Colony Farm Orchard Art by Lad Hanka and Others at KNC

KNCMapBeginning this weekend the Kalamazoo Nature Center will feature an art exhibition that includes images from the Colony Farm Orchard.  The show, entitled “Sacred Trees,” includes prints by Ladislav R. Hanka and paintings and photography by Sniedze Rungis and Zaiga Minka Thorson.   The opening is Sunday 7 February 1-3 P.M.

Lad Hanka, a Kalamazoo artist with strong natural history interests, has been one of the leading proponents of the view that the Colony Farm Orchard should be maintained as open space.  A 19 July 2009 email, sent by him to several  local conservationists began, “A significant portion of the Asylum Lake Preserve is in imminent danger of destruction. The threat is real as I shall outline below…”
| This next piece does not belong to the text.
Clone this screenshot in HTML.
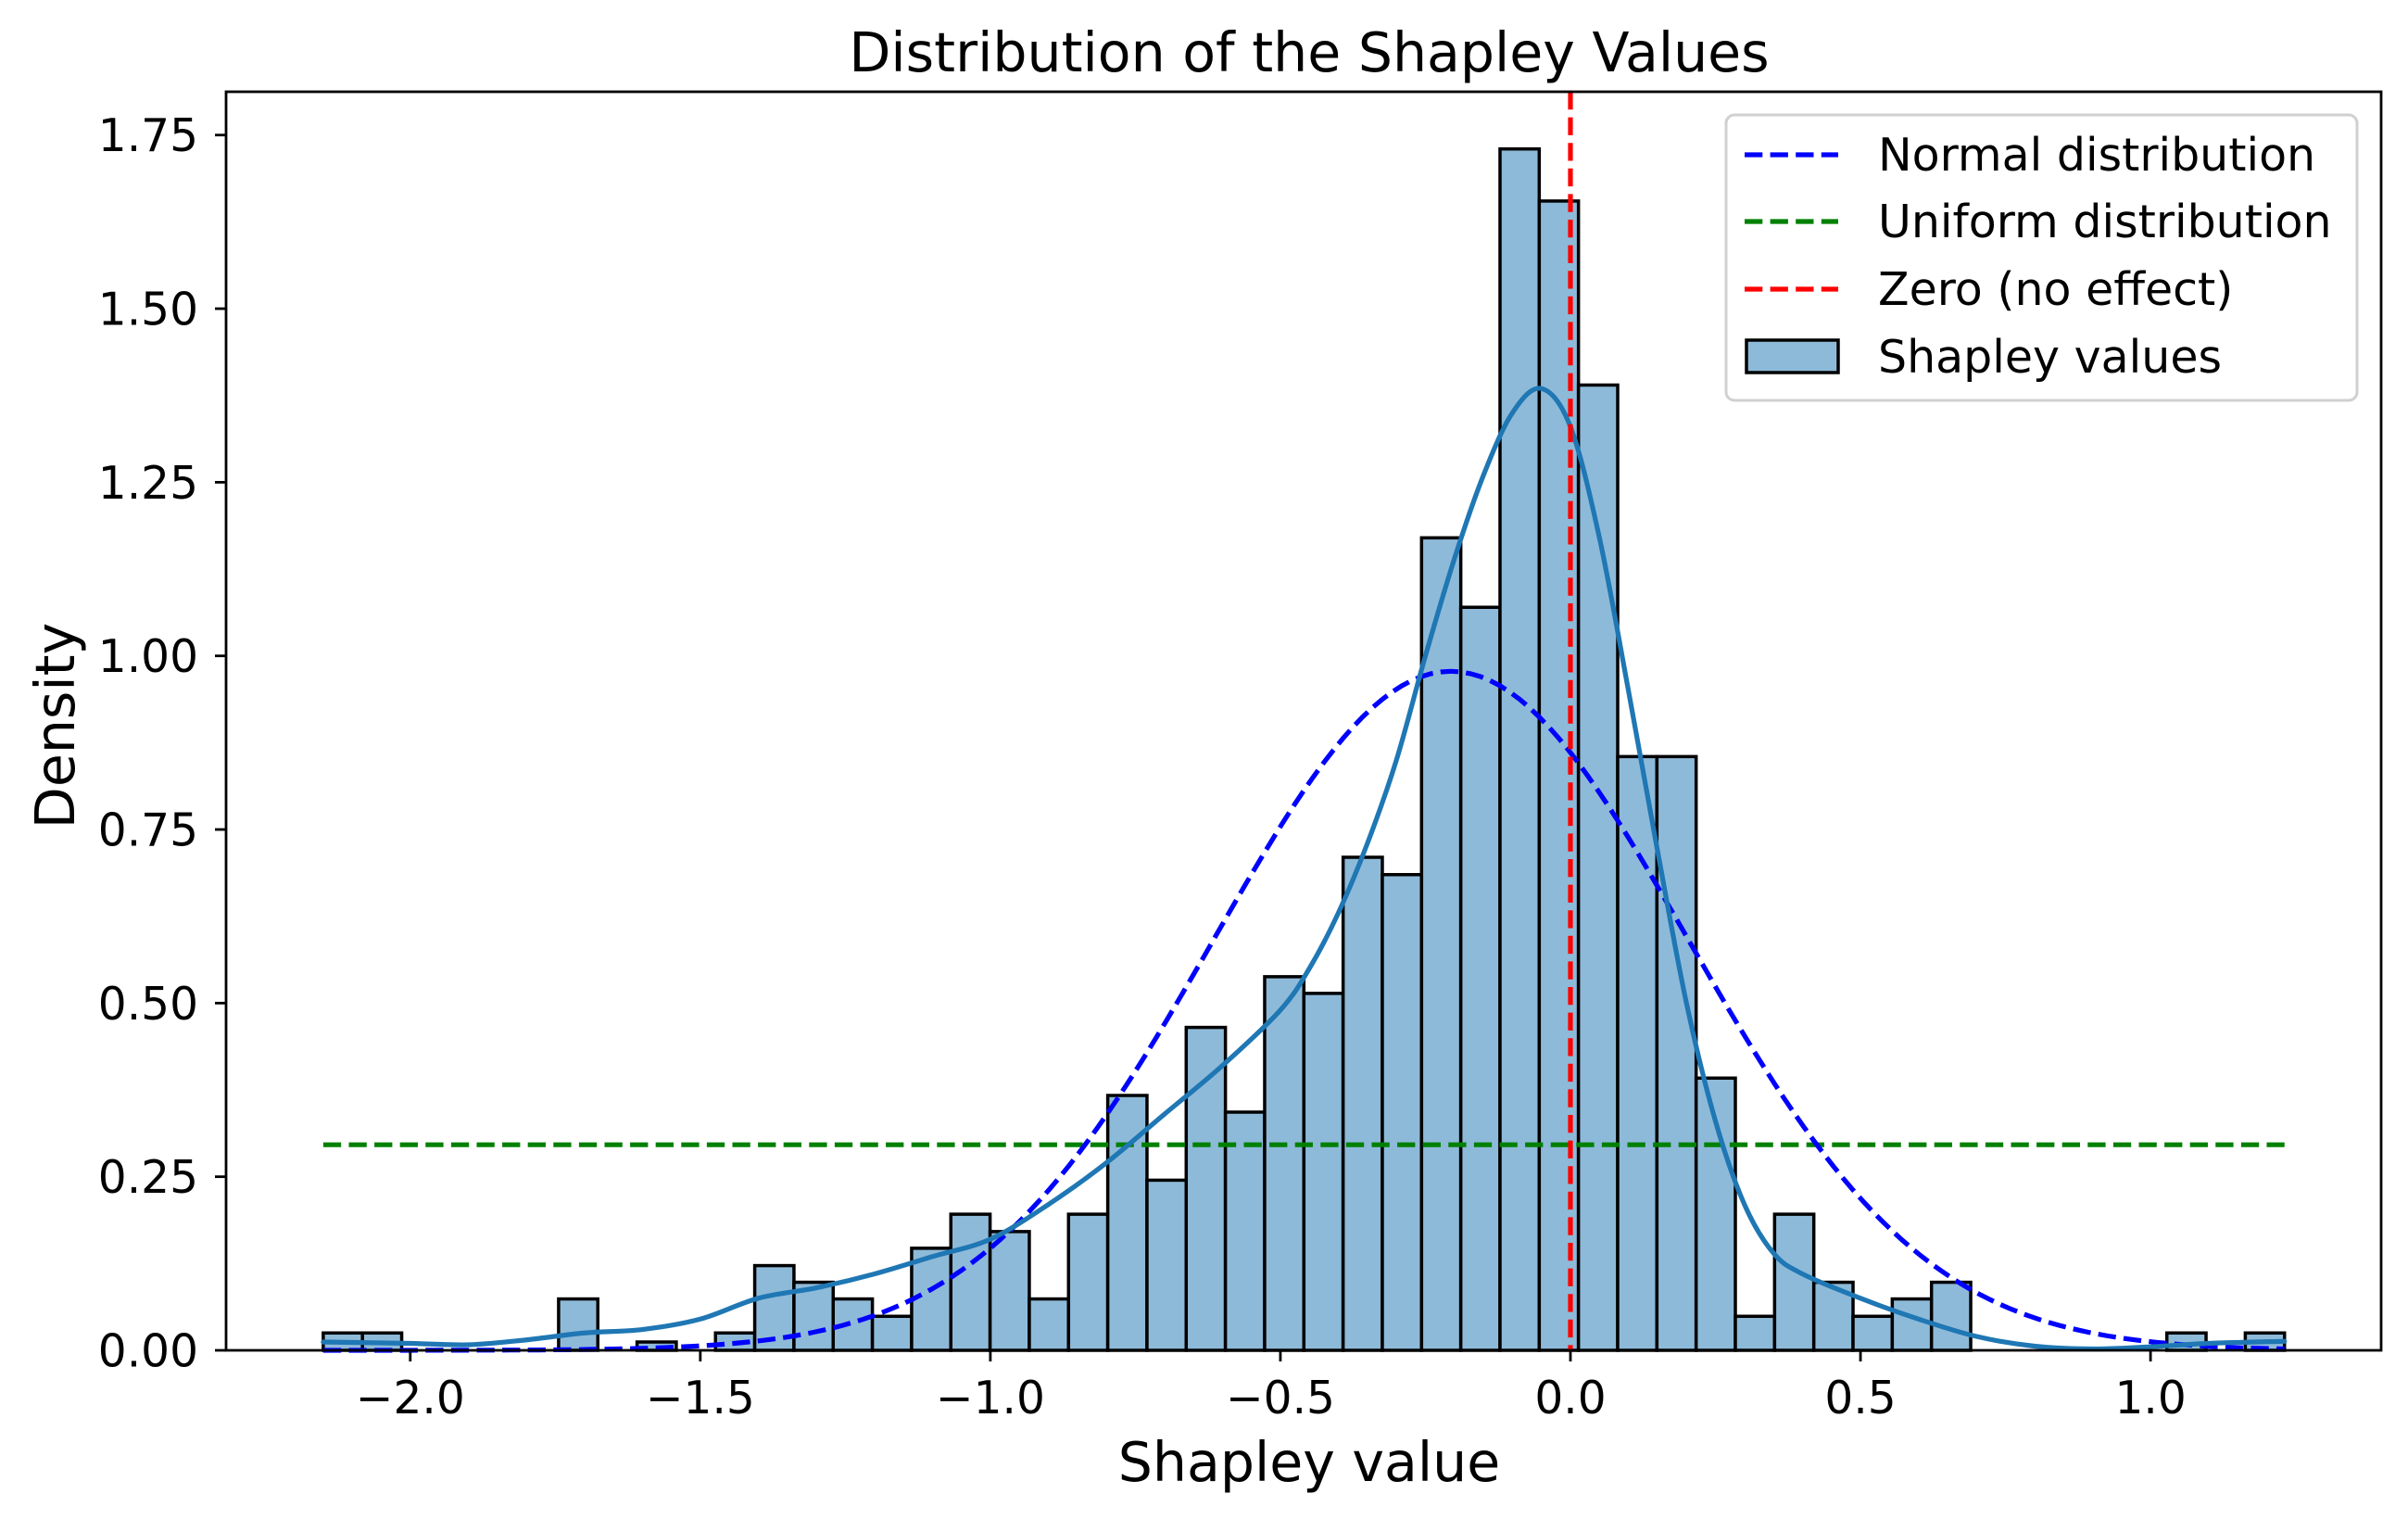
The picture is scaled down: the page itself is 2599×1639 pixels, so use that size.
<!DOCTYPE html>
<html><head><meta charset="utf-8"><style>
html,body{margin:0;padding:0;background:#fff;}
svg{display:block;font-family:"DejaVu Sans","Liberation Sans",sans-serif;}
</style></head><body>
<svg id="chart" width="2599" height="1639" viewBox="0 0 2599 1639" xmlns="http://www.w3.org/2000/svg">
<rect x="0" y="0" width="2599" height="1639" fill="#fff"/>
<g id="plot"></g>
<text x="1413" y="77" font-size="58.5" text-anchor="middle">Distribution of the Shapley Values</text>
<text x="1413" y="1598" font-size="58.5" text-anchor="middle">Shapley value</text>
<text x="0" y="0" font-size="58.5" text-anchor="middle" transform="translate(80,783) rotate(-90)">Density</text>
<g>
<rect x="1863" y="124" width="681" height="308" rx="9" fill="#fff" fill-opacity="0.8" stroke="#d0d0d0" stroke-width="3"/>
<line x1="1883" y1="167" x2="1984" y2="167" stroke="#0000ff" stroke-width="5.2" stroke-dasharray="19.3,8.3"/>
<text x="2027" y="184" font-size="49">Normal distribution</text>
<line x1="1883" y1="239" x2="1984" y2="239" stroke="#008000" stroke-width="5.2" stroke-dasharray="19.3,8.3"/>
<text x="2027" y="256" font-size="49">Uniform distribution</text>
<line x1="1883" y1="312" x2="1984" y2="312" stroke="#ff0000" stroke-width="5.2" stroke-dasharray="19.3,8.3"/>
<text x="2027" y="329" font-size="49">Zero (no effect)</text>
<rect x="1885" y="367" width="99" height="35" fill="#8ebad9" stroke="#000" stroke-width="3.5"/>
<text x="2027" y="402" font-size="49">Shapley values</text>
</g>
</svg>
<script>
const binStart = -2.150;
const binEnd = 1.231;
const binDensities = [0.025,0.025,0,0,0,0,0.074,0,0.012,0,0.025,0.122,0.098,0.074,0.049,0.147,0.196,0.171,0.074,0.196,0.367,0.245,0.465,0.343,0.538,0.514,0.71,0.685,1.17,1.07,1.73,1.655,1.39,0.855,0.855,0.392,0.049,0.196,0.098,0.049,0.074,0.098,0,0,0,0,0,0.025,0,0.025];
const kdeX = [-2.15,-2.0,-1.9,-1.8,-1.7,-1.6,-1.5,-1.4,-1.3,-1.2,-1.1,-1.0,-0.9,-0.8,-0.7,-0.6,-0.5,-0.45,-0.4,-0.35,-0.3,-0.25,-0.2,-0.15,-0.1,-0.05,0.0,0.05,0.1,0.15,0.2,0.25,0.3,0.35,0.4,0.5,0.6,0.7,0.8,0.9,1.0,1.1,1.231];
const kdeY = [0.012,0.01,0.008,0.015,0.025,0.03,0.045,0.075,0.09,0.11,0.135,0.16,0.21,0.27,0.34,0.41,0.49,0.55,0.63,0.73,0.85,1.0,1.14,1.26,1.35,1.385,1.33,1.17,0.95,0.72,0.5,0.33,0.21,0.14,0.11,0.075,0.045,0.02,0.006,0.002,0.005,0.01,0.013];
const normalMean = -0.206;
const normalSd = 0.408;
const uniformDensity = 0.296;
const zeroLine = 0;
const xTicks = [-2.0,-1.5,-1.0,-0.5,0.0,0.5,1.0];
const xTickLabels = ["\u22122.0","\u22121.5","\u22121.0","\u22120.5","0.0","0.5","1.0"];
const yTicks = [0,0.25,0.5,0.75,1.0,1.25,1.5,1.75];
const yTickLabels = ["0.00","0.25","0.50","0.75","1.00","1.25","1.50","1.75"];

const L=244,R=2570,T=99,B=1457;
function xs(v){return 1695+v*626.1;}
function ys(v){return B-v*749.3;}
const NS="http://www.w3.org/2000/svg";
const g=document.getElementById('plot');
function mk(tag,attrs){const e=document.createElementNS(NS,tag);for(const k in attrs)e.setAttribute(k,attrs[k]);g.appendChild(e);return e;}

const bw=(binEnd-binStart)/binDensities.length;
binDensities.forEach((d,i)=>{
  const x0=xs(binStart+i*bw), x1=xs(binStart+(i+1)*bw);
  const r=mk('rect',{x:x0,y:ys(d),width:x1-x0,height:ys(0)-ys(d),fill:'#8ebad9',stroke:'#000','stroke-width':3.5});
  
  
});
let u=mk('line',{x1:xs(binStart),x2:xs(binEnd),y1:ys(uniformDensity),y2:ys(uniformDensity),stroke:'#008000','stroke-width':5.2,'stroke-dasharray':'19.3,8.3'});


let pts=[];
for(let i=0;i<=200;i++){const v=binStart+(binEnd-binStart)*i/200;const p=Math.exp(-0.5*Math.pow((v-normalMean)/normalSd,2))/(normalSd*Math.sqrt(2*Math.PI));pts.push(xs(v).toFixed(1)+','+ys(p).toFixed(1));}
let n=mk('polyline',{points:pts.join(' '),fill:'none',stroke:'#0000ff','stroke-width':5.2,'stroke-dasharray':'19.3,8.3'});


let kp=kdeX.map((v,i)=>[xs(v),ys(kdeY[i])]);
let d='M'+kp[0][0]+','+kp[0][1];
for(let i=0;i<kp.length-1;i++){const p0=kp[Math.max(0,i-1)],p1=kp[i],p2=kp[i+1],p3=kp[Math.min(kp.length-1,i+2)];
d+=' C'+(p1[0]+(p2[0]-p0[0])/6)+','+(p1[1]+(p2[1]-p0[1])/6)+' '+(p2[0]-(p3[0]-p1[0])/6)+','+(p2[1]-(p3[1]-p1[1])/6)+' '+p2[0]+','+p2[1];}
let k=mk('path',{d:d,fill:'none',stroke:'#1f77b4','stroke-width':5.2,'stroke-linecap':'round'});


let z=mk('line',{x1:xs(zeroLine),x2:xs(zeroLine),y1:T,y2:B,stroke:'#ff0000','stroke-width':5.2,'stroke-dasharray':'19.3,8.3'});


let f=mk('rect',{x:L,y:T,width:R-L,height:B-T,fill:'none',stroke:'#000','stroke-width':2.8});


xTicks.forEach((v,i)=>{
  const t=mk('line',{x1:xs(v),x2:xs(v),y1:B,y2:B+12,stroke:'#000','stroke-width':2.8});
  
  
  const l=mk('text',{x:xs(v),y:B+68,'font-size':48.6,'text-anchor':'middle'});
  l.textContent=xTickLabels[i];
  
  
});
yTicks.forEach((v,i)=>{
  const t=mk('line',{x1:L-12,x2:L,y1:ys(v),y2:ys(v),stroke:'#000','stroke-width':2.8});
  
  
  const l=mk('text',{x:L-30,y:ys(v)+17.5,'font-size':48.6,'text-anchor':'end'});
  l.textContent=yTickLabels[i];
  
  
});
</script>
</body></html>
KNC is at 7000 N. Westnedge on the right side of the road.  The show will be in the Glen Vista Gallery.  Cross the bridge, veer right at the entry desk, and go south through through the natural history exhibits to the windows looking out into Cooper’s Glen.

The show will be up until March 26, 2010.

Here are a few lines from Lad Hanka’s introduction to the exhibit, “Drawing Sacred Trees at the Colony Farm Orchard.”

In this exhibition, it is the Colony Farm Orchard from whose embrace I have been spiriting out my images.  That property is actually public land and protected by legislative deed restrictions, but that no longer means much.  This place too has been fenced off and gated in order to usurp and eventually sell it off in parcels to private industrial developers.  It sounds as far fetched as a bad spaghetti western, but it is unfortunately the truth.

I’ve been entering the orchard across the scar of Drake Rd., only recently still shaded by centennial bur oaks.  With pencils in hand, I climb the fence, always fearing that I am just a step ahead of the bulldozers and the last to see it intact.  I record the forms of the remaining bur oaks and the hollow, aging apple trees, each cleaving the heavens with its signature branchings – and know that I am transcribing a primal calligraphy – the notation of a poesy far older than the forebrain with which I describe it.

The Orchard is a rare place within the city – a place to be alone without having to drive. The apple trees I‘ve been observing here for these thirty years have grown only more remarkable as they’ve become individuated in their old age.  Killing them and ravaging the earth that supported them is hardly an appropriate response.   Drawing them is.

2 thoughts on “Colony Farm Orchard Art by Lad Hanka and Others at KNC

  1. Ronald H. Epp, Ph.D.

    In reading your first chapter of Conservancy, I thought I should bring to your attention a very recent discovery regarding landscape architect Charles Eliot. I had the good fortune in 2006 to unearth in the Crane Estate attic of the Massac husetts Trustees of Reservations a scrapbook kept by Charles Eliot focused on the step-by-step process of developing the Trustees. It contained scores of news clippings as well of efforts throughout New England to save and develop opne space. This scrapbook had been donated by a relative and unknown to him and the Trustees was included in the gifted Charles W. Eliot II Papers on CWE II’s work with the Trustees. Please contact me for additional information on this exceptional discovery.

  2. rbrewer

    @ Ronald H. Epp

    Thanks for the information. One of the things I’d have liked to know more about was what other land conservation efforts might have influenced Charles Eliot. Not a lot was going on either in the U.S. or elsewhere in the world, and his idea was a big step beyond anything else, but learning what was going on, based on his knowledge would be valuable. So, of course, would be his own view of the development of the Trustees, to supplement his father’s version.

    Please do tell me more about the scapbook. Your link didn’t work for me, so please send more information via another comment. If something could be better transmitted through the mail, anything sent to me at Dept. of Biological Sciences, Western Michigan University, Kalamazoo MI 49008 would reach me.